MIDF Sector Research

MMC Corporation Berhad - PTP Volumes Still Holding Up Well So Far

sectoranalyst
Publish date: Fri, 28 Feb 2020, 12:18 PM

KEY INVESTMENT HIGHLIGHTS

  • Container throughput at PTP still holding up well on a year-to-date basis
  • Demand for reefer container storage handling will help to partially buffer any impact from Covid-19 outbreak
  • Gradually replenishing its construction orderbook with small projects
  • MMC Corp could potentially unlock >RM100m worth of land sale
  • Earnings estimates unchanged
  • Maintain BUY with an unchanged TP of RM1.27

 

Container throughput at PTP still holding up thus far. MMC Corp guided that year-to-date container throughput at PTP is still good, registering a growth of +11.0%yoy despite concerns of the Covid-19 outbreak. Factors of the positive performance in PTP’s container throughput was partly due to: (i) spill over effect from the seasonally strong month of December 2019, and (ii) shippers transiting to quarantine cargo containing perishables via reefer containers especially the outbound China cargo. Financially, the fees for handling reefer containers are higher than that of normal transhipment cargo which stands at RM200 per TEU while having around 6,000 reefer points in PTP. Henceforth, we believe that this will partially cushion any incoming impact from the Covid-19 outbreak.

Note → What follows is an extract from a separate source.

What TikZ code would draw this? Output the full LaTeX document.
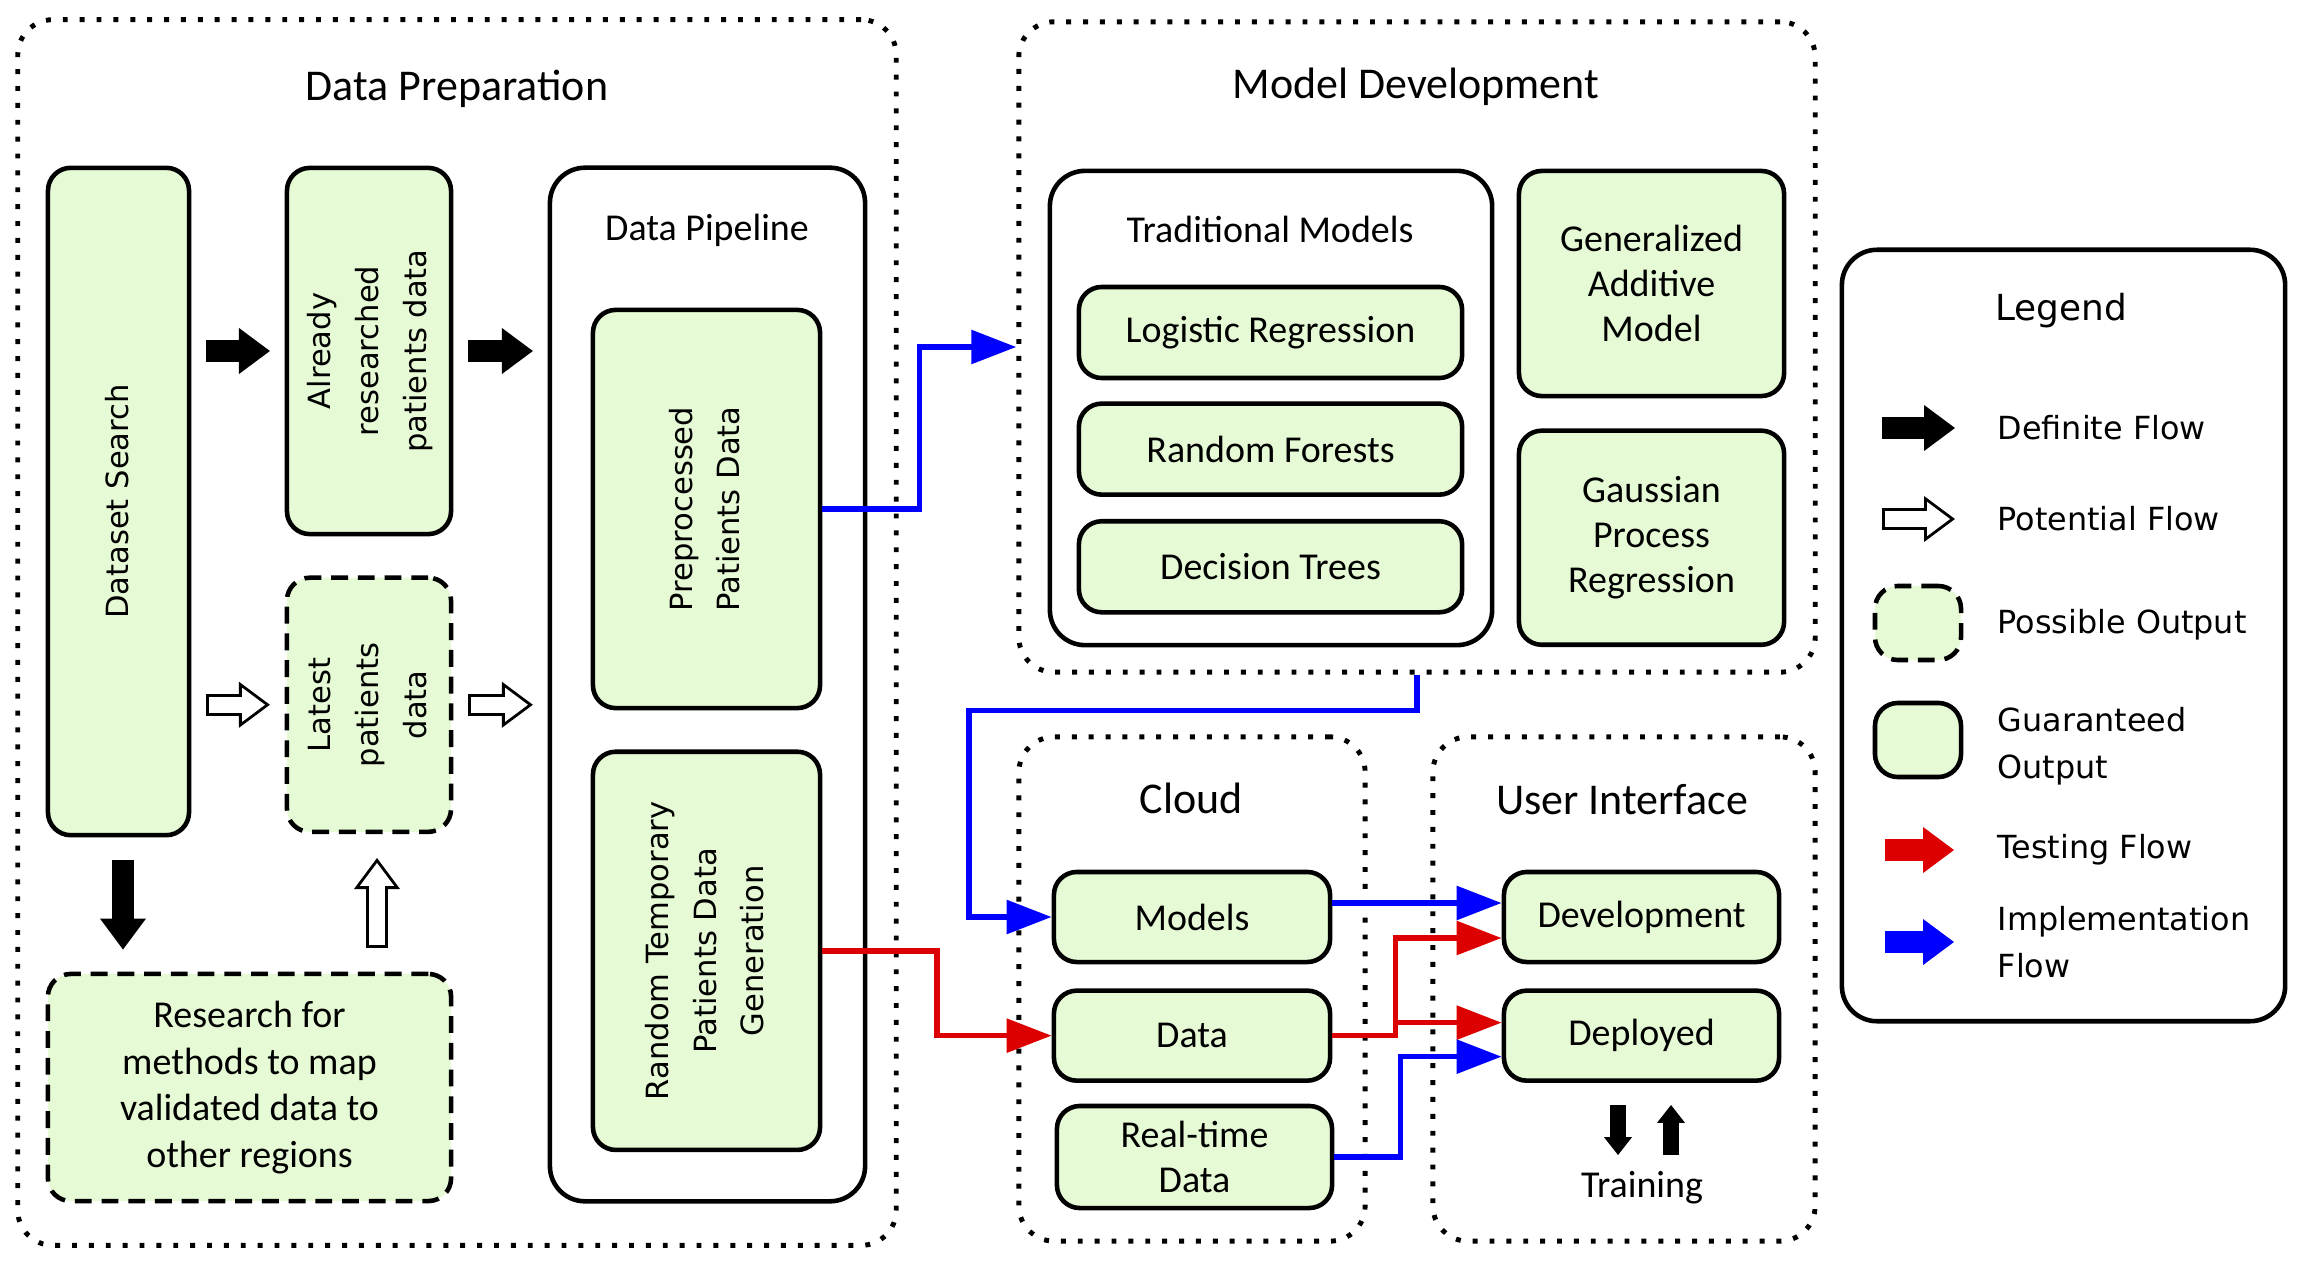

Slowly replenishing construction orderbook. MMC Corp has been slowly replenishing its construction orderbook, i.e. the PGU-I Gas pipeline project from PETRONAS Gas Berhad worth RM131.4m. Aside from that, MMC Corp’s construction segment has been awarded with in-house construction contracts worth approximately RM45.0m in total. Although these contracts are relatively small in value, we view this award as MMC Corp’s ongoing efforts to ensure a sustainable construction orderbook. With an orderbook of RM6.6b as of 31 Dec 2019, we believe that this could provide earnings visibility for the segment until 2022.

Unlocking the value of land in SAC. To recap, MMC Corp had started its Senai Airport City (SAC) not too long ago. The last sale of land took place in August 2015 whereby three parcels of land totalling 188.7 acres (76.4ha) was sold to I-Park Sdn Bhd for RM370.0m cash, a price that is more than double its original purchase price of RM140.5m. Other occupants/tenants of the SAC include Fuji Oil, Hershey’s Chocolate and EcoWorld. According to the management, there are 1,221 acres of remaining land bank in SAC. Lately, SAC managed to secure 19.3 acres of land to three parties while another 56.3 acres in the pipeline with another two parties are pending acceptance of Letter of Offer by 30th March 2020. Assuming a price of RM50 per sqft, MMC Corp will potentially unlock revenue of around RM164.5m from sale of lands in SAC. Looking ahead, we do not discount the possibility of the potential land sale to take place in the coming years due to the limited land availability in Singapore, prompting businesses to shift part of their distribution or manufacturing hubs to SAC.

Earnings estimates. Initially, MMC Corp was projecting an average +3-5%yoy growth for its total container throughput at its ports. With the Covid-19 issues lingering, we opine that MMC Corp will revise its projection for the total container throughput lower. Likewise, we have previously revised our container throughput growth forecast for MMC Corp’s ports. For instance, we have adjusted the container throughput growth for PTP from +5.0%yoy to +2.5%yoy for FY20 in our 4QFY19 results review. Hence, we make no changes to our earnings estimates.

Target price. As no adjustments were made to our earnings estimates, we are maintaining our target price at RM1.27 per share based on sum-of-the-parts valuation.

Maintain BUY. We continue to favour MMC Corp as we view sea ports to be more resilient compared to air freight (refer Table 2). With Maersk owning a 30.0% stake in PTP, we believe that the shipping company will ensure to maintain PTP as its regional transshipment hub in the wake of the Covid-19 outbreak. It is also notable that MMC Corp’s ports other than PTP such as Johor Port, Penang Port have a high concentration of gateway cargo of more than 90.0% of total container throughput. The increasing prevalence of intra-ASEAN trade following the emergence of regional distribution hubs in ASEAN especially Malaysia will bode well for these two ports. A further rerating catalyst for MMC Corp would be the possible reinstatement of the KVMRT3 project at a revised cost (possibly half the original price tag of RM45b). Key downside risks to our call include: (i) prolonged Covid-19 outbreak; (ii) weak container volumes of MMC Corp’s ports; and (iii) downward revision of its listed associates. All factors considered, we reiterate our BUY call on MMC Corp with a revised target price of RM1.27 per share.